A spokesperson for Lyft told Business Insider, “We support a minimum earning standard for drivers, but it should be done in an honest way that keeps the service affordable for riders. This ordinance makes our operations unsustainable.”
The email continued, “As a result, we are shutting down operations in Minneapolis when the law takes effect on May 1.”
Both Uber and Lyft Have Made These Threats Before
For several years, drivers for both Uber and Lyft have been protesting for more money from the multi-million dollar companies they work for. In response, both businesses have threatened to leave entire cities if the local governments impose higher wage requirements.
However, the only time they actually did leave a city was in Austin, Texas, in 2016, but they returned just months later in 2017. Therefore, most people, including the government officials who passed the ordinance and Minneapolis drivers, wholeheartedly believe that both Lyft and Uber are bluffing in order to get what they want.
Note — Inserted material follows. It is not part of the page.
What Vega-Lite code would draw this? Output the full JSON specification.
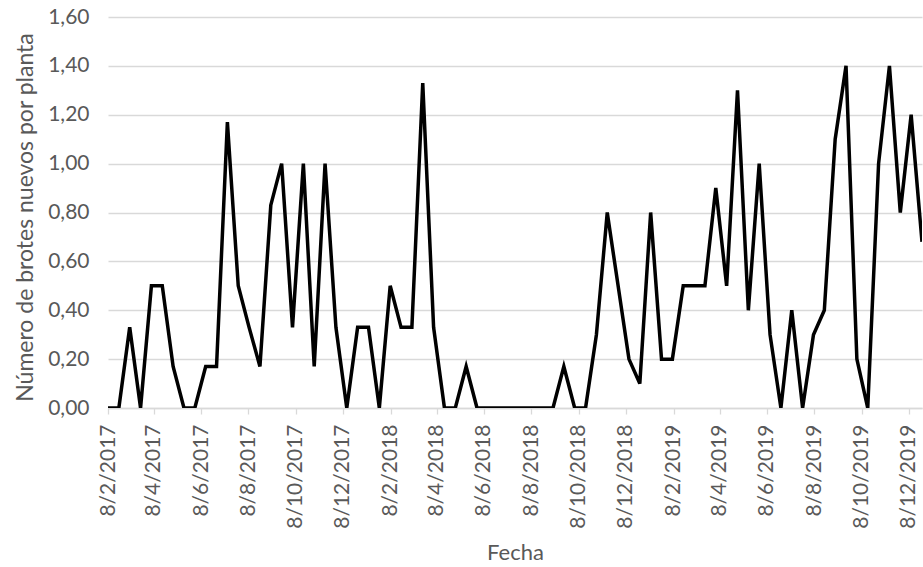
{
  "$schema": "https://vega.github.io/schema/vega-lite/v6.json",
  "autosize": "none",
  "padding": {"left": 108, "top": 17, "right": 1, "bottom": 159},
  "width": 814,
  "height": 391,
  "background": "white",
  "config": {
    "view": {"stroke": null},
    "font": "Lato"
  },
  "data": {
    "values": [
      {"fecha": "2017-02-08T00:00:00", "brotes": 0},
      {"fecha": "2017-02-22T00:00:00", "brotes": 0},
      {"fecha": "2017-03-08T00:00:00", "brotes": 0.33},
      {"fecha": "2017-03-22T00:00:00", "brotes": 0},
      {"fecha": "2017-04-05T00:00:00", "brotes": 0.5},
      {"fecha": "2017-04-19T00:00:00", "brotes": 0.5},
      {"fecha": "2017-05-03T00:00:00", "brotes": 0.17},
      {"fecha": "2017-05-17T00:00:00", "brotes": 0},
      {"fecha": "2017-05-31T00:00:00", "brotes": 0},
      {"fecha": "2017-06-14T00:00:00", "brotes": 0.17},
      {"fecha": "2017-06-28T00:00:00", "brotes": 0.17},
      {"fecha": "2017-07-12T00:00:00", "brotes": 1.17},
      {"fecha": "2017-07-26T00:00:00", "brotes": 0.5},
      {"fecha": "2017-08-09T00:00:00", "brotes": 0.33},
      {"fecha": "2017-08-23T00:00:00", "brotes": 0.17},
      {"fecha": "2017-09-06T00:00:00", "brotes": 0.83},
      {"fecha": "2017-09-20T00:00:00", "brotes": 1.0},
      {"fecha": "2017-10-04T00:00:00", "brotes": 0.33},
      {"fecha": "2017-10-18T00:00:00", "brotes": 1.0},
      {"fecha": "2017-11-01T00:00:00", "brotes": 0.17},
      {"fecha": "2017-11-15T00:00:00", "brotes": 1.0},
      {"fecha": "2017-11-29T00:00:00", "brotes": 0.33},
      {"fecha": "2017-12-13T00:00:00", "brotes": 0},
      {"fecha": "2017-12-27T00:00:00", "brotes": 0.33},
      {"fecha": "2018-01-10T00:00:00", "brotes": 0.33},
      {"fecha": "2018-01-24T00:00:00", "brotes": 0},
      {"fecha": "2018-02-07T00:00:00", "brotes": 0.5},
      {"fecha": "2018-02-21T00:00:00", "brotes": 0.33},
      {"fecha": "2018-03-07T00:00:00", "brotes": 0.33},
      {"fecha": "2018-03-21T00:00:00", "brotes": 1.33},
      {"fecha": "2018-04-04T00:00:00", "brotes": 0.33},
      {"fecha": "2018-04-18T00:00:00", "brotes": 0},
      {"fecha": "2018-05-02T00:00:00", "brotes": 0},
      {"fecha": "2018-05-16T00:00:00", "brotes": 0.17},
      {"fecha": "2018-05-30T00:00:00", "brotes": 0},
      {"fecha": "2018-06-13T00:00:00", "brotes": 0},
      {"fecha": "2018-06-27T00:00:00", "brotes": 0},
      {"fecha": "2018-07-11T00:00:00", "brotes": 0},
      {"fecha": "2018-07-25T00:00:00", "brotes": 0},
      {"fecha": "2018-08-08T00:00:00", "brotes": 0},
      {"fecha": "2018-08-22T00:00:00", "brotes": 0},
      {"fecha": "2018-09-05T00:00:00", "brotes": 0},
      {"fecha": "2018-09-19T00:00:00", "brotes": 0.17},
      {"fecha": "2018-10-03T00:00:00", "brotes": 0},
      {"fecha": "2018-10-17T00:00:00", "brotes": 0},
      {"fecha": "2018-10-31T00:00:00", "brotes": 0.3},
      {"fecha": "2018-11-14T00:00:00", "brotes": 0.8},
      {"fecha": "2018-11-28T00:00:00", "brotes": 0.5},
      {"fecha": "2018-12-12T00:00:00", "brotes": 0.2},
      {"fecha": "2018-12-26T00:00:00", "brotes": 0.1},
      {"fecha": "2019-01-09T00:00:00", "brotes": 0.8},
      {"fecha": "2019-01-23T00:00:00", "brotes": 0.2},
      {"fecha": "2019-02-06T00:00:00", "brotes": 0.2},
      {"fecha": "2019-02-20T00:00:00", "brotes": 0.5},
      {"fecha": "2019-03-06T00:00:00", "brotes": 0.5},
      {"fecha": "2019-03-20T00:00:00", "brotes": 0.5},
      {"fecha": "2019-04-03T00:00:00", "brotes": 0.9},
      {"fecha": "2019-04-17T00:00:00", "brotes": 0.5},
      {"fecha": "2019-05-01T00:00:00", "brotes": 1.3},
      {"fecha": "2019-05-15T00:00:00", "brotes": 0.4},
      {"fecha": "2019-05-29T00:00:00", "brotes": 1.0},
      {"fecha": "2019-06-12T00:00:00", "brotes": 0.3},
      {"fecha": "2019-06-26T00:00:00", "brotes": 0},
      {"fecha": "2019-07-10T00:00:00", "brotes": 0.4},
      {"fecha": "2019-07-24T00:00:00", "brotes": 0},
      {"fecha": "2019-08-07T00:00:00", "brotes": 0.3},
      {"fecha": "2019-08-21T00:00:00", "brotes": 0.4},
      {"fecha": "2019-09-04T00:00:00", "brotes": 1.1},
      {"fecha": "2019-09-18T00:00:00", "brotes": 1.4},
      {"fecha": "2019-10-02T00:00:00", "brotes": 0.2},
      {"fecha": "2019-10-16T00:00:00", "brotes": 0},
      {"fecha": "2019-10-30T00:00:00", "brotes": 1.0},
      {"fecha": "2019-11-13T00:00:00", "brotes": 1.4},
      {"fecha": "2019-11-27T00:00:00", "brotes": 0.8},
      {"fecha": "2019-12-11T00:00:00", "brotes": 1.2},
      {"fecha": "2019-12-25T00:00:00", "brotes": 0.68}
    ]
  },
  "mark": {"type": "line", "color": "black", "strokeWidth": 3.5, "clip": true},
  "encoding": {
    "x": {
      "field": "fecha",
      "type": "temporal",
      "scale": {
        "domain": [
          {"year": 2017, "month": 2, "date": 8},
          {"year": 2019, "month": 12, "date": 25}
        ],
        "nice": false
      },
      "axis": {
        "title": "Fecha",
        "titleFont": "Lato",
        "titleFontSize": 22,
        "titleFontWeight": "normal",
        "titleColor": "#595959",
        "titlePadding": 14,
        "values": [
          {"year": 2017, "month": 2, "date": 8},
          {"year": 2017, "month": 4, "date": 8},
          {"year": 2017, "month": 6, "date": 8},
          {"year": 2017, "month": 8, "date": 8},
          {"year": 2017, "month": 10, "date": 8},
          {"year": 2017, "month": 12, "date": 8},
          {"year": 2018, "month": 2, "date": 8},
          {"year": 2018, "month": 4, "date": 8},
          {"year": 2018, "month": 6, "date": 8},
          {"year": 2018, "month": 8, "date": 8},
          {"year": 2018, "month": 10, "date": 8},
          {"year": 2018, "month": 12, "date": 8},
          {"year": 2019, "month": 2, "date": 8},
          {"year": 2019, "month": 4, "date": 8},
          {"year": 2019, "month": 6, "date": 8},
          {"year": 2019, "month": 8, "date": 8},
          {"year": 2019, "month": 10, "date": 8},
          {"year": 2019, "month": 12, "date": 8}
        ],
        "format": "%-d/%-m/%Y",
        "labelAngle": 270,
        "labelAlign": "right",
        "labelBaseline": "middle",
        "labelFont": "Lato",
        "labelFontSize": 21,
        "labelColor": "#595959",
        "labelPadding": 10,
        "labelOverlap": false,
        "labelFlush": false,
        "grid": false,
        "domainColor": "#d9d9d9",
        "domainWidth": 1.3,
        "tickColor": "#d9d9d9",
        "tickSize": 6,
        "tickWidth": 1.3
      }
    },
    "y": {
      "field": "brotes",
      "type": "quantitative",
      "scale": {"domain": [0, 1.6], "nice": false},
      "axis": {
        "title": "Número de brotes nuevos por planta",
        "titleFont": "Lato",
        "titleFontSize": 23,
        "titleFontWeight": "normal",
        "titleColor": "#595959",
        "titleAngle": 270,
        "titleAlign": "center",
        "titleBaseline": "alphabetic",
        "titleX": -76,
        "titleY": 200,
        "values": [0, 0.2, 0.4, 0.6, 0.8, 1.0, 1.2, 1.4, 1.6],
        "labelExpr": "replace(format(datum.value, '.2f'), '.', ',')",
        "labelFont": "Lato",
        "labelFontSize": 21,
        "labelColor": "#595959",
        "labelPadding": 19,
        "ticks": false,
        "domain": false,
        "gridColor": "#d9d9d9",
        "gridWidth": 1.3
      }
    }
  }
}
Don’t Rideshare Drivers Make Enough Already?
The situation in Minneapolis has brought attention, yet again, to how much rideshare drivers actually make. The truth is that it’s almost impossible to pinpoint as the app algorithms constantly change throughout the month, week, and even the day.
But the vast majority of drivers argue they are not making nearly enough to survive, let alone thrive, working full time for any rideshare company. From hidden costs like gas, vehicle upkeep, and downtime in between rides, they say they desperately need a pay increase.
Every City Has Different Regulations for Drivers
It’s important to note that every city or state has its own specific regulations for the minimum wage for rideshare drivers. For example, Seattle, Washington, increased its minimum to $1.38 per mile and $0.59 per minute in 2022.
Along with that increase came higher rates for consumers. But many are arguing that the cost of living and average wage are higher in Seattle, so raising the wages for drivers and costs for riders makes far more sense than it does in Minneapolis.
There’s One Big Difference Between the Regulations in Seattle and Minneapolis
However, there is actually another crucial difference between the legislation passed in Seattle and that which Minneapolis has recently approved. In Seattle, drivers are independent contractors, which means rideshare companies don’t have to offer benefits such as health insurance or overtime.
In contrast, the government in Minneapolis is not offering the same deal. Drivers will have to be gainfully employed by the company they work for, which will cost the business millions of dollars in the long run.
Minneapolis May Have to Find New Ways to Get Where They Want to Go
While some say Uber and Lyft are just bluffing and won’t actually leave Minneapolis behind, others are quite concerned about what it would mean for the city if they do.
Mayor Frey said in a recent interview that he and his city will have “a lot of work to do” if both Uber and Lyft truly do pull out on May 1st. And until they figure out a backup plan, Minneapolis residents will have to find new ways to reach their destinations.